Un dessin n'est jamais simple. Une
dessin n'est jamais aussi évident qu'on serait en droit de le penser
en première analyse.
Ce matin, je suis retourné aux sources de ma pratique, à mon enfance et à mon adolescence.
Ce dessin parle d'un chemin, d'une passion et d'interdits.
J'apprends à dessiner en autodidacte à une époque où il n'existe pas de tutos pour simplifier l'accès à l'information et à l'apprentissage, ni de logiciels ou de tablettes pour faire semblant de dessiner.
C'est la presse qui commence mon éducation au dessin : tout d'abord « Mickey magazine », « Pif Gadget » et les rares parutions sur Goldorak. Puis il y a « Pilote », « L'écho des savanes », et ma bible mensuelle : « Métal Hurlant ».
Mais il y a d'autres sources : les magazines automobiles.
À l'école, puis au collège et enfin au lycée, j'en ai tellement marre que les autres élèves me demandent (puisque j'étais « celui qui sait dessiner ») inlassablement de dessiner des femmes nues que j'en viens à ne dessiner que des voitures.
Pour avoir la paix.
Mes sources d'inspiration sont « Chromes & Flammes », « Nitro » et à peu près toutes les parutions concernant les voitures américaines, dont les séries « Starsky et Hutch » et « Shérif, fais-moi peur » m'ont rendu éperdument amoureux.
Je passe de longues heures à essayer de reproduire ces paquebots routiers, leurs calandres chromées agressives et leurs pneus et moteurs énormes.

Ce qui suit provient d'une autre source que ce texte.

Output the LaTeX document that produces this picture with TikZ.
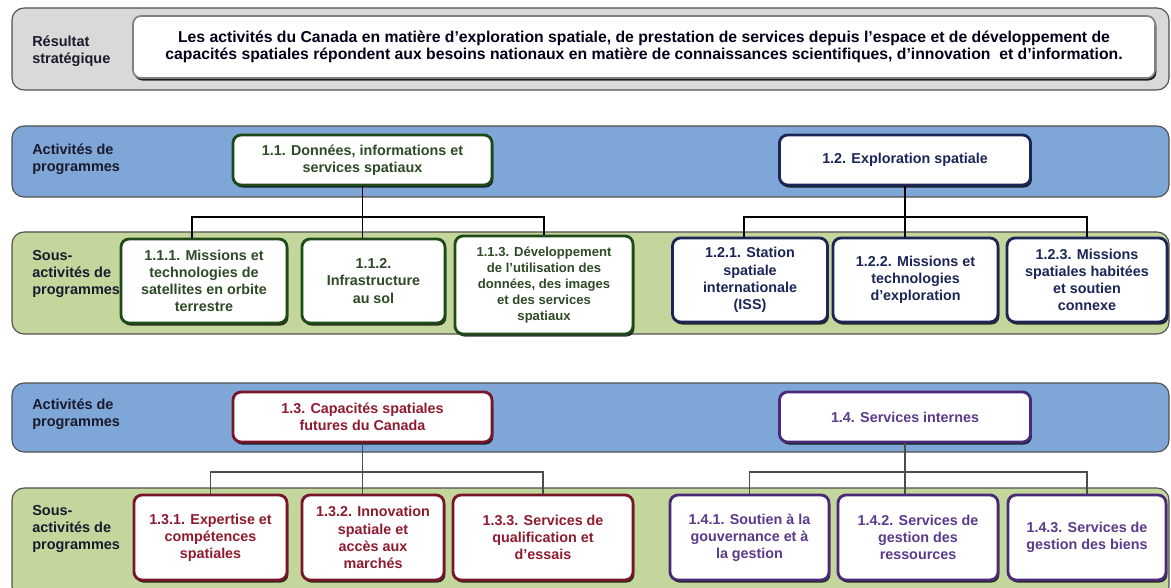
\documentclass[tikz,border=0pt]{standalone}
\usepackage{fontspec}
\setmainfont{Liberation Sans}
\usepackage{xcolor}
\usetikzlibrary{shadows}
\definecolor{vgrayband}{HTML}{D9D9D9}
\definecolor{vgrayedge}{HTML}{505050}
\definecolor{vblueband}{HTML}{7EA6D6}
\definecolor{vgreenband}{HTML}{C3D69B}
\definecolor{vgreen}{HTML}{1F4A17}
\definecolor{vgreentext}{HTML}{2E4A26}
\definecolor{vnavy}{HTML}{1C2557}
\definecolor{vred}{HTML}{7A1428}
\definecolor{vredtext}{HTML}{8E1B2E}
\definecolor{vpurple}{HTML}{4A2A78}
\definecolor{vpurpletext}{HTML}{5B3A8C}
\definecolor{vlabel}{HTML}{1A1A2E}

\tikzset{
	band/.style={draw=vgrayedge, line width=0.8pt, rounded corners=3mm},
	bandlabel/.style={anchor=west, align=left, inner sep=0pt, text=vlabel, font=\fontsize{10.3}{12.4}\selectfont\bfseries},
	boxsize/.style 2 args={minimum width=#1*0.25mm, minimum height=#2*0.25mm},
	box/.style={fill=white, line width=2pt, rounded corners=2mm, align=center, inner sep=1pt, font=\fontsize{10.2}{12.2}\selectfont\bfseries, drop shadow={shadow xshift=1pt, shadow yshift=-1.8pt, opacity=0.8, fill=black}},
	greenbox/.style={box, draw=vgreen, text=vgreentext},
	navybox/.style={box, draw=vnavy, text=vnavy},
	redbox/.style={box, draw=vred, text=vredtext},
	purplebox/.style={box, draw=vpurple, text=vpurpletext},
	link/.style={draw=black, line width=0.9pt}
}

\begin{document}
\begin{tikzpicture}[x=0.25mm, y=-0.25mm]
	\useasboundingbox (0,0) rectangle (1171,588);
	\fill[white] (0,0) rectangle (1171,588);

	\draw[band, fill=vgrayband] (12,8) rectangle (1169,90);
	\draw[band, fill=vblueband] (12,126) rectangle (1169,197);
	\draw[band, fill=vgreenband] (12,232) rectangle (1169,334);
	\draw[band, fill=vblueband] (12,383) rectangle (1169,452);
	\draw[band, fill=vgreenband] (12,488) rectangle (1169,598);

	\node[bandlabel] (lres) at (32,51) {Résultat\\stratégique};
	\node[bandlabel] (lact1) at (32,159) {Activités de\\programmes};
	\node[bandlabel] (lsub1) at (32,274) {Sous-\\activités de\\programmes};
	\node[bandlabel] (lact2) at (32,414) {Activités de\\programmes};
	\node[bandlabel] (lsub2) at (32,529) {Sous-\\activités de\\programmes};

	\node[box, draw=black!50, line width=1.2pt, text=black!90!blue, boxsize={1022}{62}, drop shadow={shadow xshift=0.8pt, shadow yshift=-1.2pt, opacity=0.5, fill=black}, font=\fontsize{11.2}{12.6}\selectfont\bfseries] (hdr) at (644,47) {Les activités du Canada en matière d'exploration spatiale, de prestation de services depuis l'espace et de développement de\\capacités spatiales répondent aux besoins nationaux en matière de connaissances scientifiques, d'innovation\ \ et d'information.};

	\node[greenbox, boxsize={259}{50}] (p11) at (362.5,160) {1.1. Données, informations et\\services spatiaux};
	\node[navybox, boxsize={251}{50}] (p12) at (905,160) {1.2. Exploration spatiale};
	\node[redbox, boxsize={259}{50}] (p13) at (362.5,417) {1.3. Capacités spatiales\\futures du Canada};
	\node[purplebox, boxsize={251}{50}] (p14) at (905,417) {1.4. Services internes};

	\node[greenbox, boxsize={166}{84}] (c111) at (204,281) {1.1.1. Missions et\\technologies de\\satellites en orbite\\terrestre};
	\node[greenbox, boxsize={143}{84}] (c112) at (373.5,281) {1.1.2.\\Infrastructure\\au sol};
	\node[greenbox, boxsize={178}{98}, font=\fontsize{9.3}{11.4}\selectfont\bfseries] (c113) at (544,285) {1.1.3. Développement\\de l'utilisation des\\données, des images\\et des services\\spatiaux};
	\node[navybox, boxsize={155}{84}] (c121) at (750,280) {1.2.1. Station\\spatiale\\internationale\\(ISS)};
	\node[navybox, boxsize={165}{84}] (c122) at (915.5,280) {1.2.2. Missions et\\technologies\\d'exploration};
	\node[navybox, boxsize={160}{84}] (c123) at (1087,280) {1.2.3. Missions\\spatiales habitées\\et soutien\\connexe};

	\node[redbox, boxsize={153}{85}] (c131) at (210.5,537.5) {1.3.1. Expertise et\\compétences\\spatiales};
	\node[redbox, boxsize={142}{85}] (c132) at (373,537.5) {1.3.2. Innovation\\spatiale et\\accès aux\\marchés};
	\node[redbox, boxsize={180}{85}] (c133) at (543,537.5) {1.3.3. Services de\\qualification et\\d'essais};
	\node[purplebox, boxsize={159}{85}] (c141) at (749.5,537.5) {1.4.1. Soutien à la\\gouvernance et à\\la gestion};
	\node[purplebox, boxsize={160}{85}] (c142) at (918,537.5) {1.4.2. Services de\\gestion des\\ressources};
	\node[purplebox, boxsize={158}{85}] (c143) at (1087,537.5) {1.4.3. Services de\\gestion des biens};

	\coordinate (bar1) at (0,217);
	\coordinate (bar2) at (0,472);

	\draw[link] (p11.south) -- (p11.south |- c112.north);
	\draw[link] ([xshift=-3mm]c111.north) |- (bar1 -| c113.north) -- (c113.north);
	\draw[link] (p12.south) -- (p12.south |- c122.north);
	\draw[link] ([xshift=-1.5mm]c121.north) |- (bar1 -| c123.north) -- (c123.north);

	\draw[link, draw=black!70] (p13.south) -- (p13.south |- c132.north);
	\draw[link, draw=black!70] (c131.north) |- (bar2 -| c133.north) -- (c133.north);
	\draw[link, draw=black!70] (p14.south) -- (p14.south |- c142.north);
	\draw[link, draw=black!70] (c141.north) |- (bar2 -| c143.north) -- (c143.north);
\end{tikzpicture}
\end{document}
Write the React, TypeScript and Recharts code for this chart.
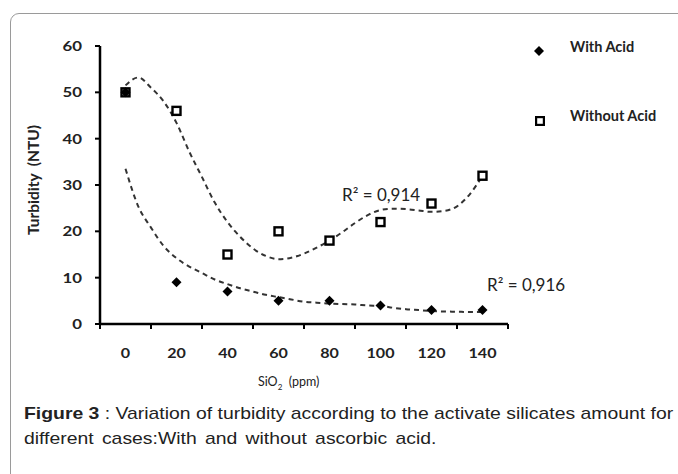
import React from "react";
import { ComposedChart, Line, Scatter, XAxis, YAxis } from "recharts";

// SiO2 doses (ppm)
const doses = [0, 20, 40, 60, 80, 100, 120, 140];
const withAcid = [50, 9, 7, 5, 5, 4, 3, 3];
const withoutAcid = [50, 46, 15, 20, 18, 22, 26, 32];

// trend-line samples
const trendX = [0, 5, 10, 15, 20, 25, 30, 35, 40, 45, 50, 55, 60, 65, 70, 75, 80, 85, 90, 95, 100, 105, 110, 115, 120, 125, 130, 135, 140];
const trendWith = [33.5, 25.4, 20.8, 16.8, 14.2, 12.4, 11, 9.6, 8.6, 7.7, 7, 6.3, 5.8, 5.3, 4.8, 4.6, 4.4, 4.3, 4.2, 4.0, 3.9, 3.5, 3.2, 3.0, 2.8, 2.7, 2.65, 2.6, 2.6];
const trendWithout = [51.5, 53.2, 51, 48, 43.4, 37.2, 31.7, 26.2, 22, 18.8, 16.3, 14.7, 14, 14.3, 15.2, 16.5, 18, 19.8, 21.8, 23.5, 24.6, 24.9, 24.8, 24.5, 24.2, 24.4, 25.4, 28, 32];

const yTicks = [0, 10, 20, 30, 40, 50, 60];
const xBoundaries = [-10, 10, 30, 50, 70, 90, 110, 130, 150];

const seriesNames = ["With Acid", "Without Acid"];
const r2Labels = ["R² = 0,914", "R² = 0,916"];

const withData = doses.map((x, i) => ({ x, y: withAcid[i] }));
const withoutData = doses.map((x, i) => ({ x, y: withoutAcid[i] }));
const trendWithData = trendX.map((x, i) => ({ x, y: trendWith[i] }));
const trendWithoutData = trendX.map((x, i) => ({ x, y: trendWithout[i] }));

const tickFont = "Lato, 'Open Sans', sans-serif";

const Diamond = (props: any) => {
  const { cx, cy } = props;
  if (cx == null || cy == null) return null;
  const s = 5;
  return <polygon points={`${cx},${cy - s} ${cx + s},${cy} ${cx},${cy + s} ${cx - s},${cy}`} fill="#000" />;
};

const Square = (props: any) => {
  const { cx, cy } = props;
  if (cx == null || cy == null) return null;
  return <rect x={cx - 4} y={cy - 4} width={8} height={8} fill="#fff" stroke="#000" strokeWidth={2.4} />;
};

const XTick = (props: any) => {
  const { x, y, payload } = props;
  if (payload.value >= 150) return null;
  return (
    <g transform={`translate(${x + 25.5},${y + 27}) scale(1.15,1)`}>
      <text x={0} y={0} textAnchor="middle" fontFamily={tickFont} fontWeight={700} fontSize={14} fill="#222">
        {payload.value + 10}
      </text>
    </g>
  );
};

const YTick = (props: any) => {
  const { x, y, payload } = props;
  return (
    <g transform={`translate(${x - 11},${y + 5}) scale(1.2,1)`}>
      <text x={0} y={0} textAnchor="end" fontFamily={tickFont} fontWeight={700} fontSize={14} fill="#222">
        {payload.value}
      </text>
    </g>
  );
};

export default function App() {
  return (
    <div style={{ position: "absolute", left: 0, top: 0, width: 678, height: 474, overflow: "hidden", background: "#fff" }}>
      <div style={{ position: "absolute", left: 10, top: 13, width: 720, height: 520, border: "1px solid #9a9a9a", borderRadius: 9 }} />
      <ComposedChart width={678} height={474} margin={{ top: 46, right: 170, bottom: 120, left: 40 }} style={{ position: "absolute", left: 0, top: 0 }}>
        <XAxis
          dataKey="x"
          type="number"
          domain={[-10, 150]}
          ticks={xBoundaries}
          interval={0}
          height={30}
          axisLine={{ stroke: "#000", strokeWidth: 2.5 }}
          tickLine={{ stroke: "#000", strokeWidth: 2 }}
          tickSize={5}
          tick={<XTick />}
        />
        <YAxis
          dataKey="y"
          type="number"
          domain={[0, 60]}
          ticks={yTicks}
          interval={0}
          width={60}
          axisLine={{ stroke: "#000", strokeWidth: 2.5 }}
          tickLine={{ stroke: "#000", strokeWidth: 2 }}
          tickSize={5}
          tick={<YTick />}
          label={{
            content: (p: any) => {
              const vb = p.viewBox;
              const cx = vb.x - 5;
              const cy = vb.y + vb.height / 2 - 5;
              return (
                <text x={cx} y={cy} transform={`rotate(-90 ${cx} ${cy})`} textAnchor="middle" dominantBaseline="middle" fontFamily={tickFont} fontWeight={700} fontSize={15.5} fill="#222" style={{ whiteSpace: "pre" }}>
                  {"Turbidity  (NTU)"}
                </text>
              );
            },
          }}
        />
        <Line data={trendWithoutData} dataKey="y" type="monotone" stroke="#333" strokeWidth={2} strokeDasharray="5 4" dot={false} isAnimationActive={false} />
        <Line data={trendWithData} dataKey="y" type="monotone" stroke="#333" strokeWidth={2} strokeDasharray="5 4" dot={false} isAnimationActive={false} />
        <Scatter data={withoutData} dataKey="y" name={seriesNames[1]} shape={<Square />} isAnimationActive={false} />
        <Scatter data={withData} dataKey="y" name={seriesNames[0]} shape={<Diamond />} isAnimationActive={false} />
      </ComposedChart>

      {/* legend */}
      <div style={{ position: "absolute", left: 534, top: 40, width: 140, fontFamily: tickFont, fontWeight: 700, fontSize: 14.5, color: "#222" }}>
        <div style={{ position: "absolute", left: 0, top: 2, width: 10, height: 10 }}>
          <svg width={10} height={10}><polygon points="5,0 10,5 5,10 0,5" fill="#000" /></svg>
        </div>
        <div style={{ position: "absolute", left: 36, top: -2, whiteSpace: "nowrap" }}>{seriesNames[0]}</div>
        <div style={{ position: "absolute", left: 1, top: 72, width: 10, height: 10 }}>
          <svg width={10} height={10}><rect x={1} y={1} width={8} height={8} fill="#fff" stroke="#000" strokeWidth={2.4} /></svg>
        </div>
        <div style={{ position: "absolute", left: 36, top: 67, whiteSpace: "nowrap" }}>{seriesNames[1]}</div>
      </div>

      {/* R² annotations */}
      <div style={{ position: "absolute", left: 342, top: 184, fontFamily: tickFont, fontSize: 17, lineHeight: "21px", color: "#222", whiteSpace: "nowrap" }}>{r2Labels[0]}</div>
      <div style={{ position: "absolute", left: 487, top: 274, fontFamily: tickFont, fontSize: 17, lineHeight: "21px", color: "#222", whiteSpace: "nowrap" }}>{r2Labels[1]}</div>

      {/* x-axis title */}
      <div style={{ position: "absolute", left: 258, top: 374, fontFamily: tickFont, fontSize: 12.5, color: "#222", whiteSpace: "nowrap" }}>
        SiO<sub style={{ fontSize: 8 }}>2</sub>&nbsp;&nbsp;(ppm)
      </div>

      {/* caption */}
      <div style={{ position: "absolute", left: 24, top: 401, width: 600, fontFamily: "'Liberation Sans', Arial, sans-serif", fontSize: 17, lineHeight: "25px", color: "#222", whiteSpace: "nowrap", transform: "scaleX(1.14)", transformOrigin: "0 0" }}>
        <div><b>Figure 3</b> : Variation of turbidity according to the activate silicates amount for</div>
        <div style={{ wordSpacing: 2.5 }}>different cases:With and without ascorbic acid.</div>
      </div>
    </div>
  );
}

Je compulse ces trésors visuels en cachette pendant les cours, mes magazines intercalés dans mes cahiers. Je me souviens m'être fait surprendre en plein cours d'éducation religieuse, alors que je suis au collège chez les jésuites, en train de scruter les photos d'une Corvette à la superbe robe violette Candy Flake et dotée d'un obscène moteur de dragster dépassant vigoureusement de son capot avant.
Ce que j'apprends dans ces magazines m'est infiniment plus bénéfique que ce que l'on essaye de me faire rentrer dans le cerveau à ce moment là.
Les voies du dessin sont impénétrables.
Le premier grand interdit viendra de mon père qui, malgré des résultats scolaires assez corrects, m'assènera un définitif « tu ne gagneras jamais ta vie en dessinant des voitures» (j'oublie souvent le « des voitures » lorsque j'en parle).
Après une année de troisième chaotique, il m'envoie en lycée hôtelier, en Irlande.
Je reviends rapidement à un cursus scolaire « normal » après avoir passé avec succès un diplôme de restauration anglais dont je ne veux pas.
Il me faudra attendre quelques années et commettre quelques erreurs ( Bac éco, 2 premières années de droit), pour arriver à une école que j'espérais paradisiaque.
Les interdits suivants viendront de l'endroit où j'aurais le moins craint d'en croiser : les beaux-arts. Ceux qui me lisent régulièrement savent que cet endroit est pour moi un lieu paradoxal à la fois d'épanouissement et d'inhibition voire d'humiliation.
Toute forme de culture populaire y est ouvertement méprisée et raillée par la majorité des enseignants, surtout en section "art".
Le premier coup m'est porté lors de mon entretien d'admission : « vous savez dessiner, ça sera un handicap pour vous » me dit un professeur.
Il compulse avec dédain l'épais tas de dessin, principalement de voitures -dont je suis si fier. Je pensais montrer ainsi ma passion pour l'art enfin ce que je considérais comme tel) et la pertinence de ma demande d'admission, j'ai tord.
Mais je suis tout de même admis.
Les années qui suivent sont du même tonneau, un mouvement de balancier continu entre appréciation (je suis quand même arrivé jusqu'au diplôme) et mépris : la première fois, mon passage de diplôme est torpillé par l'un des profs de l'école, un Taliban du in-situ, sous le regard interloqué des deux autres membres du jury qui ne comprennent pas son acharnement punitif.
La deuxième fois, sous d'autres auspices, cela ne sera qu'une formalité.
Pour en revenir à ce dessin, ce week-end, au salon Retro Mecanic, j'ai partagé avec mes deux amis artistes #Prooz et #astustwo quelques heures au milieu de nombreux véhicules, pas forcément tous exceptionnels, mais tous touchants car empreints de leur propre histoire.
De plus l'un de mes acolytes dessine les voitures avec maîtrise et talent ce qui a fait bouillonner chez moi l’envie de ressortir mes crayons pour revenir aux sources et briser une autre chaîne.
Ce à quoi j'ai pensé durant le temps du dessin n'a absolument rien à voir avec ce qui est présent sur la feuille, mais ce dessin vous parle de qui je suis et de ce que j'ai vécu plus que vous ne le pensez.